Ces opérations paramilitaires musclées ont de nouveau, ces derniers jours, enflammé et attisé la colère de la population américaine. Des milliers de manifestants se rassemblent chaque jour à Portland. Des accrochages avec les agents fédéraux ponctuent ces manifestations. Ces agents, dépêchés par le ministère de la sécurité intérieure, structure créée au lendemain de l’attentat du 11 septembre 2011, usent de plusieurs moyens répressifs contre les manifestants : emploi de gaz lacrymogène, usage de balles en caoutchouc et de grenades assourdissantes pour disperser les protestataires. Des manifestants ont rapporté de véritables scènes de guerre. De nombreuses personnes ont été blessées par des tirs de balle en caoutchouc (les fameux LBD français employés abondamment en France par la police pacifique du président démocrate Macron), des tirs de gaz lacrymogènes et de boules de poivres. D’autres ont été violentées, arrêtées et jugées expéditivement par les autorités fédérales américaines puis expédiés démocratiquement en prison.

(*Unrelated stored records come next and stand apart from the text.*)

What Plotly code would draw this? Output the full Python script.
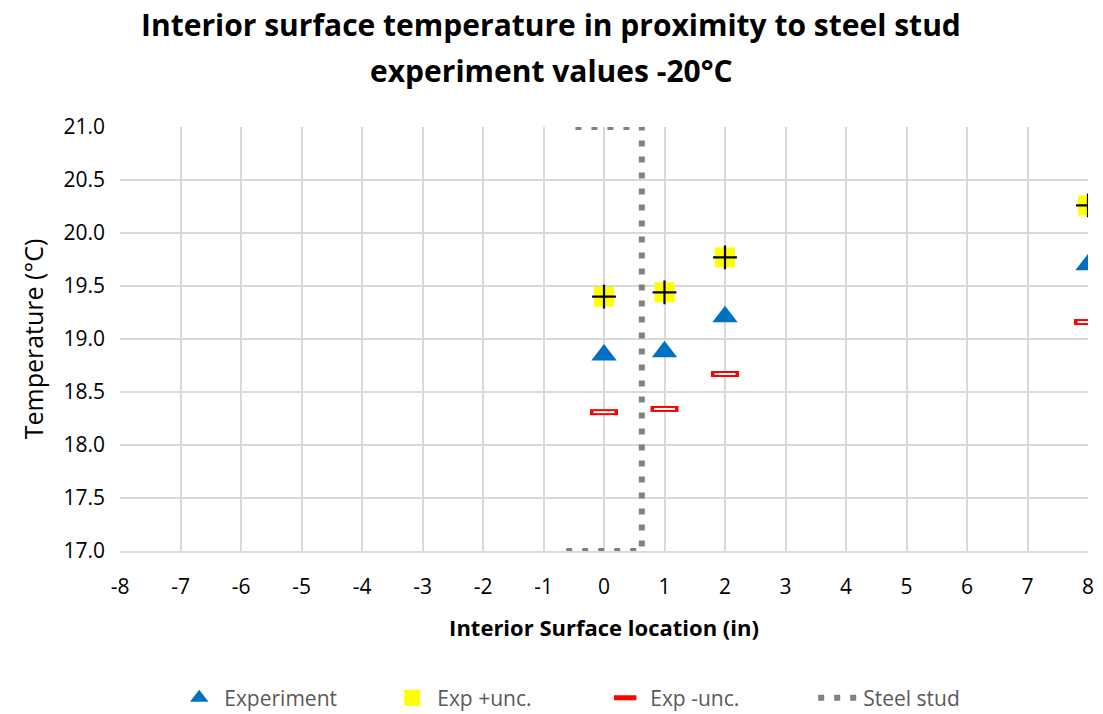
import plotly.graph_objects as go

x_loc = [0, 1, 2, 8]
experiment = [18.85, 18.88, 19.21, 19.70]
exp_plus = [19.40, 19.44, 19.77, 20.26]
exp_minus = [18.31, 18.34, 18.67, 19.16]

stud_x = [-0.625, 0.625, 0.625, -0.625]
stud_y = [17.0, 17.0, 21.0, 21.0]

x_ticks = list(range(-8, 9))
y_ticks = [17.0, 17.5, 18.0, 18.5, 19.0, 19.5, 20.0, 20.5, 21.0]

title_lines = ["Interior surface temperature in proximity to steel stud",
               "experiment values -20°C"]

FONT = "'Open Sans', Lato, sans-serif"

fig = go.Figure()

fig.add_trace(go.Scatter(
    x=x_loc, y=experiment, mode="markers", name="Experiment",
    marker=dict(symbol="triangle-up", size=22, color="#0070C0", line=dict(width=0)),
))
fig.add_trace(go.Scatter(
    x=x_loc, y=exp_plus, mode="markers", name="Exp +unc.",
    marker=dict(symbol="square", size=20, color="#FFFF00", line=dict(width=0)),
))
fig.add_trace(go.Scatter(
    x=x_loc, y=exp_plus, mode="markers", name="Exp +unc.", showlegend=False,
    marker=dict(symbol="cross-thin", size=17, color="black", line=dict(width=2.2, color="black")),
))
fig.add_trace(go.Scatter(
    x=x_loc, y=exp_minus, mode="markers", name="Exp -unc.",
    marker=dict(symbol="line-ew", size=20, color="#FF0000", line=dict(width=6, color="#FF0000")),
))
fig.add_trace(go.Scatter(
    x=x_loc, y=exp_minus, mode="markers", name="Exp -unc.", showlegend=False,
    marker=dict(symbol="line-ew", size=15, color="white", line=dict(width=2, color="white")),
))
fig.add_trace(go.Scatter(
    x=stud_x, y=stud_y, mode="lines", name="Steel stud",
    line=dict(color="#808080", width=6, dash="6px,10px"),
))

fig.update_layout(
    width=1103, height=714,
    margin=dict(l=120, r=15, t=127, b=163, autoexpand=False),
    paper_bgcolor="white", plot_bgcolor="white",
    font=dict(family=FONT, size=21, color="black"),
    xaxis=dict(
        range=[-8, 8], tickmode="array", tickvals=x_ticks,
        ticktext=[str(v) for v in x_ticks],
        showgrid=True, gridcolor="#D9D9D9", gridwidth=1.5,
        zeroline=False, showline=True, linecolor="#D9D9D9", linewidth=1.5,
        ticks="", tickfont=dict(size=21), ticklabelstandoff=16,
        title=dict(text="<b>Interior Surface location (in)</b>", font=dict(size=22), standoff=22),
    ),
    yaxis=dict(
        range=[17, 21], tickmode="array", tickvals=y_ticks,
        ticktext=[f"{v:.1f}" for v in y_ticks],
        showgrid=True, gridcolor="#D9D9D9", gridwidth=1.5,
        zeroline=False, showline=False, ticks="", tickfont=dict(size=21),
        ticklabelstandoff=14,
        title=dict(text="Temperature (°C)", font=dict(size=25), standoff=12),
    ),
    legend=dict(
        orientation="h", x=0.056, xanchor="left", y=-0.3467, yanchor="middle",
        font=dict(size=21, color="#595959"), entrywidth=158, entrywidthmode="pixels",
        itemwidth=40,
    ),
    showlegend=True,
)

for i, (txt, yc) in enumerate(zip(title_lines, [1.2406, 1.1344])):
    fig.add_annotation(
        text=f"<b>{txt}</b>", xref="paper", yref="paper",
        x=(551 - 120) / 968, y=yc, xanchor="center", yanchor="middle",
        showarrow=False, font=dict(size=30, family=FONT, color="black"),
    )

fig.write_html("out.html")
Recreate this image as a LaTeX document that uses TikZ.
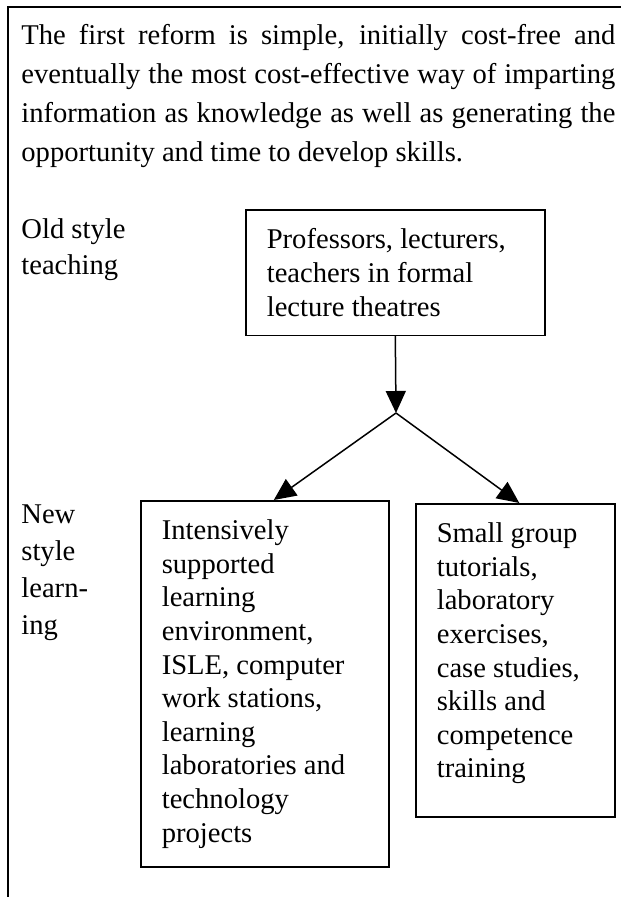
\documentclass[tikz,border=0pt]{standalone}
\usepackage{fontspec}
\setmainfont{Liberation Serif}
\usetikzlibrary{arrows.meta}

\begin{document}
\begin{tikzpicture}[x=0.5pt,y=-0.5pt,
    every node/.style={inner sep=0pt, font=\fontsize{14.3}{16.8}\selectfont},
    box/.style={draw, line width=0.8pt, anchor=north west, align=flush left,
        inner xsep=10.5pt, inner ysep=9.5pt},
    side/.style={anchor=north west, align=left, font=\fontsize{14.3}{18}\selectfont},
    arr/.style={line width=0.75pt, -{Triangle[length=11pt,width=10pt]}}
]

    \useasboundingbox (0,0) rectangle (621,897);

    % Frame
    \draw[line width=1pt] (8,897) -- (8,7) -- (621,7);

    % Introduction
    \node[anchor=north west, text width=297pt, align=justify,
        font=\fontsize{14.3}{19.5}\selectfont] (intro) at (21,24)
        {\hyphenpenalty=10000 \exhyphenpenalty=10000
        The first reform is simple, initially cost-free and\linebreak
        eventually the most cost-effective way of imparting\linebreak
        information as knowledge as well as generating the\linebreak
        opportunity and time to develop skills.};

    % Row labels
    \node[side] (oldstyle) at (21,218) {Old style\\teaching};
    \node[side, font=\fontsize{14.3}{18.6}\selectfont] (newstyle) at (21,504)
        {New\\style\\learn-\\ing};

    % Old style
    \node[box, text width=128.5pt] (lecture) at (245,209)
        {Professors, lecturers,\\teachers in formal\\lecture theatres};

    % New style
    \node[box, text width=103pt] (isle) at (140,500)
        {Intensively\\supported\\learning\\environment,\\ISLE, computer\\work stations,\\learning\\laboratories and\\technology\\projects};
    \node[box, text width=78.5pt, text depth=127.6pt] (tutorials) at (415,503)
        {Small group\\tutorials,\\laboratory\\exercises,\\case studies,\\skills and\\competence\\training};

    % Arrows
    \coordinate (split) at (396,413);
    \draw[arr] (lecture.south) -- (split);
    \foreach \target/\dx in {isle/4.5pt, tutorials/2pt}
    {
        \draw[arr] (split) -- ([xshift=\dx]\target.north);
    }

\end{tikzpicture}
\end{document}
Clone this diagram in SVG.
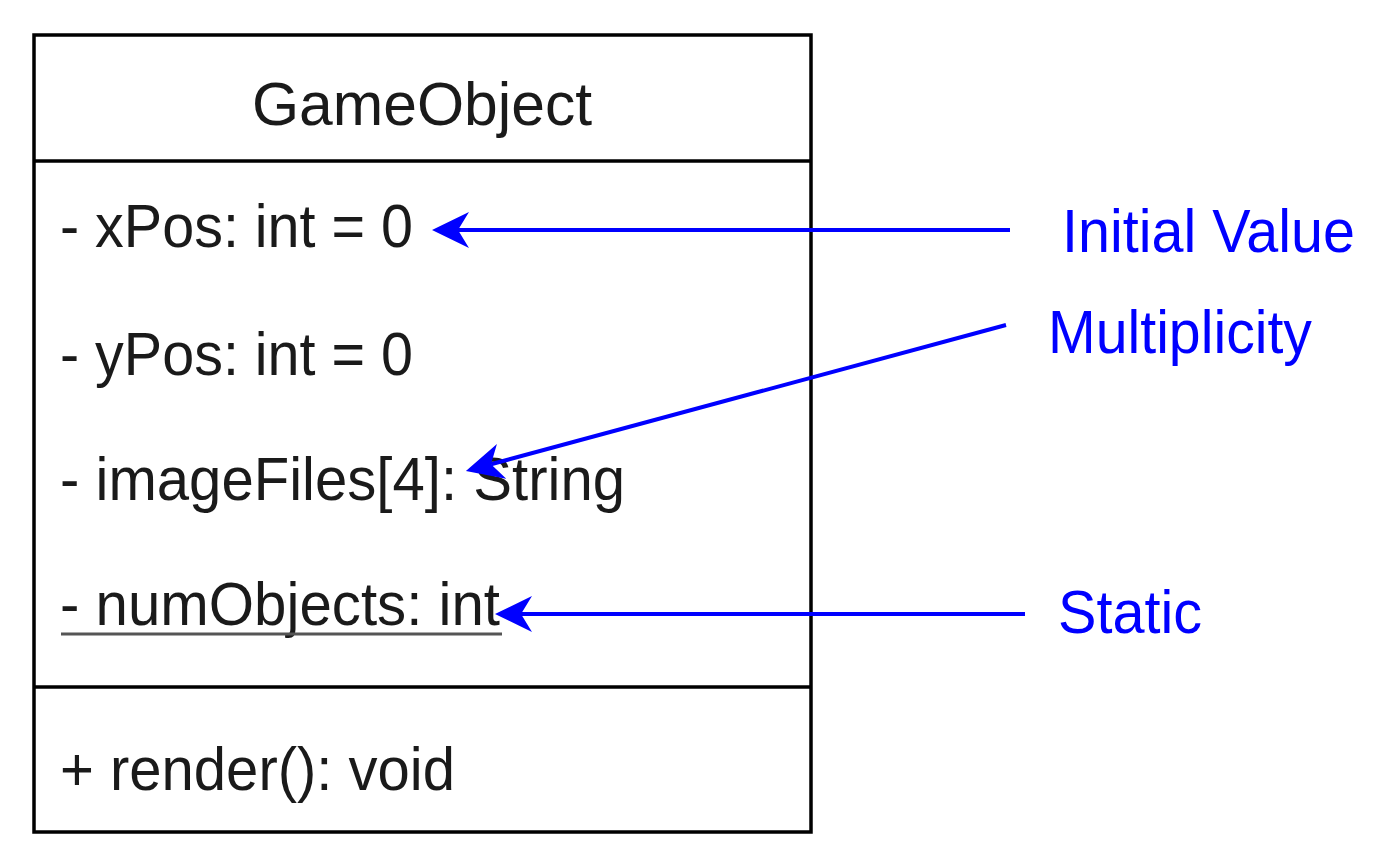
<svg xmlns="http://www.w3.org/2000/svg" width="1392" height="868" viewBox="0 0 1392 868">
<style>
.box{fill:#fff;stroke:#000;stroke-width:3.5}
.div{stroke:#000;stroke-width:3.5}
.t{font-family:"Liberation Sans",Arial,sans-serif;font-size:61px;fill:#1a1a1a}
.lbl{font-family:"Liberation Sans",Arial,sans-serif;font-size:61px;fill:#0000ff}
.conn{stroke:#0000ff;stroke-width:4;fill:none}
</style>
<defs>
<marker id="arr" markerUnits="userSpaceOnUse" markerWidth="40" markerHeight="38" refX="11" refY="18" orient="auto" viewBox="0 0 40 38">
<path d="M37,18 L0,0 L11,18 L0,36 Z" fill="#0000ff"/>
</marker>
</defs>
<rect width="1392" height="868" fill="#fff"/>
<g id="GameObject">
<rect class="box" x="34" y="35" width="777" height="797"/>
<line class="div" x1="34" y1="161" x2="811" y2="161"/>
<line class="div" x1="34" y1="687" x2="811" y2="687"/>
<text class="t" x="422" y="125" text-anchor="middle" textLength="340" lengthAdjust="spacingAndGlyphs">GameObject</text>
<text class="t" x="60" y="247" textLength="353" lengthAdjust="spacingAndGlyphs">- xPos: int = 0</text>
<text class="t" x="60" y="375" textLength="353" lengthAdjust="spacingAndGlyphs">- yPos: int = 0</text>
<text class="t" x="60" y="500" textLength="565" lengthAdjust="spacingAndGlyphs">- imageFiles[4]: String</text>
<text class="t" x="60" y="625" textLength="440" lengthAdjust="spacingAndGlyphs">- numObjects: int</text>
<line x1="61" y1="634" x2="502" y2="634" stroke="#555" stroke-width="3"/>
<text class="t" x="60" y="790" textLength="395" lengthAdjust="spacingAndGlyphs">+ render(): void</text>
</g>
<g id="label-initial">
<text class="lbl" x="1062" y="252" textLength="293" lengthAdjust="spacingAndGlyphs">Initial Value</text>
</g>
<g id="label-multiplicity">
<text class="lbl" x="1048" y="353" textLength="264" lengthAdjust="spacingAndGlyphs">Multiplicity</text>
</g>
<g id="label-static">
<text class="lbl" x="1058" y="633" textLength="144" lengthAdjust="spacingAndGlyphs">Static</text>
</g>
<g id="connectors">
<line class="conn" x1="1010" y1="230" x2="458" y2="230" marker-end="url(#arr)"/>
<line class="conn" x1="1006" y1="325" x2="491" y2="464.2" marker-end="url(#arr)"/>
<line class="conn" x1="1025" y1="614" x2="521" y2="614" marker-end="url(#arr)"/>
</g>
</svg>
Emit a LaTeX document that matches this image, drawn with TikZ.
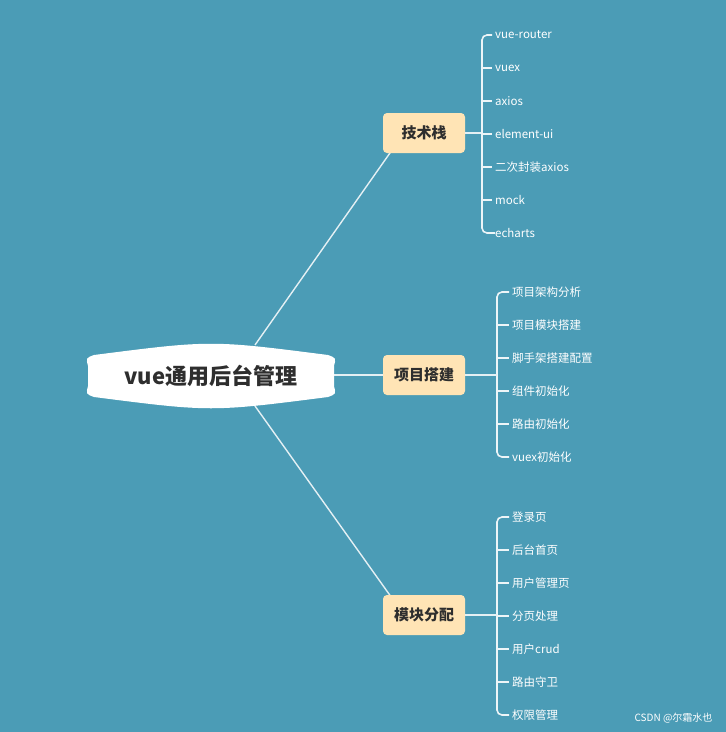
\documentclass[tikz,border=0pt]{standalone}
\usepackage{fontspec}
\setmainfont{Noto Sans CJK SC}
\definecolor{bg}{HTML}{4B9CB6}
\definecolor{boxc}{HTML}{FFE4B5}
\definecolor{ink}{HTML}{2E2E2E}
\begin{document}
\begin{tikzpicture}[x=1pt,y=-1pt,
  branch/.style={fill=boxc,rounded corners=4pt,minimum width=82pt,minimum height=40pt,font=\fontsize{15}{18}\selectfont\bfseries,text=ink},
  item/.style={anchor=west,text=white,font=\fontsize{11.5}{14}\selectfont,inner sep=0pt},
  wire/.style={draw=white!85!bg,line width=1.4pt},
  brk/.style={draw=white!90!bg,line width=1.6pt,rounded corners=5pt}]
\fill[bg] (0,0) rectangle (726,732);
\useasboundingbox (0,0) rectangle (726,732);
% root
\coordinate (rc) at (211,376);
\draw[wire] (255,345) -- (404,133);
\draw[wire] (320,375) -- (404,375);
\draw[wire] (255,406) -- (404,615);
\fill[white] (88,366) .. controls (86,358) .. (94,355) .. controls (211,340) .. (328,355) .. controls (336,358) .. (334,366) -- (334,386) .. controls (336,394) .. (328,397) .. controls (211,412) .. (94,397) .. controls (86,394) .. (88,386) -- cycle;
\node[font=\fontsize{22}{26}\selectfont\bfseries,text=ink] (root) at (rc) {vue通用后台管理};
\node[branch] (b1) at (424,133) {技术栈};
\node[branch] (b2) at (424,375) {项目搭建};
\node[branch] (b3) at (424,615) {模块分配};
\draw[wire] (b1.east) -- (482,133);
\draw[wire] (b2.east) -- (482,375);
\draw[wire] (b3.east) -- (482,615);
% group 1
\foreach \t [count=\i] in {vue-router,vuex,axios,element-ui,二次封装axios,mock,echarts}{
  \node[item] (a\i) at (495,{35+33*(\i-1)}) {\t};
}
\draw[brk] (a1.west) ++(-3,0) -- (482,35) -- (482,233) -- (a7.west);
\foreach \i in {2,...,6}{\draw[brk] (482,{35+33*(\i-1)}) -- ([xshift=-3pt]a\i.west);}
% group 2
\foreach \t [count=\i] in {项目架构分析,项目模块搭建,脚手架搭建配置,组件初始化,路由初始化,vuex初始化}{
  \node[item] (c\i) at (512,{292+33*(\i-1)}) {\t};
}
\draw[brk] ([xshift=-3pt]c1.west) -- (497,292) -- (497,457) -- ([xshift=-3pt]c6.west);
\draw[wire] (482,375) -- (497,375);
\foreach \i in {2,...,5}{\draw[brk] (497,{292+33*(\i-1)}) -- ([xshift=-3pt]c\i.west);}
% group 3
\foreach \t [count=\i] in {登录页,后台首页,用户管理页,分页处理,用户crud,路由守卫,权限管理}{
  \node[item] (d\i) at (512,{517+33*(\i-1)}) {\t};
}
\draw[brk] ([xshift=-3pt]d1.west) -- (497,517) -- (497,715) -- ([xshift=-3pt]d7.west);
\draw[wire] (482,615) -- (497,615);
\foreach \i in {2,...,6}{\draw[brk] (497,{517+33*(\i-1)}) -- ([xshift=-3pt]d\i.west);}
\node[text=white,font=\fontsize{10}{12}\selectfont,anchor=east] (wm) at (716,718) {CSDN @尔霜水也};
\end{tikzpicture}
\end{document}
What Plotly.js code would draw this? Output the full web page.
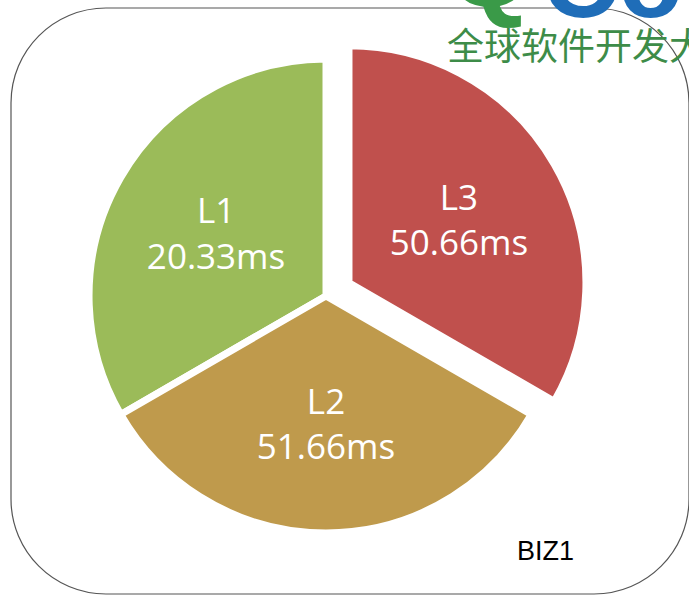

Ainsi, va l’Amérique paupérisée de Trump : au plan politique, elle s’« enchinoise », autrement dit, elle se « tiers-mondise » ; l’État est réduit à gouverner exclusivement par l’imposture et l’incurie (sur la crise du Covid-19), et la répression violente (contre le prolétariat précipité dans la paupérisation et la clochardisation, plongé dans le désarroi et le désespoir, acculé à la révolte). Au reste, comme un vulgaire pays du Tiers-monde gouverné par une dictature, les Etats-Unis viennent d’être sermonnés par l’ONU, qui a condamné l’usage disproportionné de la force par les policiers américains. Autre dérive despotique, ordinairement apanage des Républiques bananières : la volonté de Trump de s’accrocher au pouvoir par l’annulation des prochaines élections prévues au mois de novembre 2020. Converti à l’insu de son plein gré au despotisme chinois, Trump, en apprenti potentat, tenterait-il un attentat constitutionnel ou un coup d’Etat institutionnel pour pérenniser son pouvoir ?
Dans le même moment, au plan économique, la Chine, elle, s’américanise, autrement dit se mécanise, s’automatise, se robotise, se modernise, devient la première puissance économique du monde.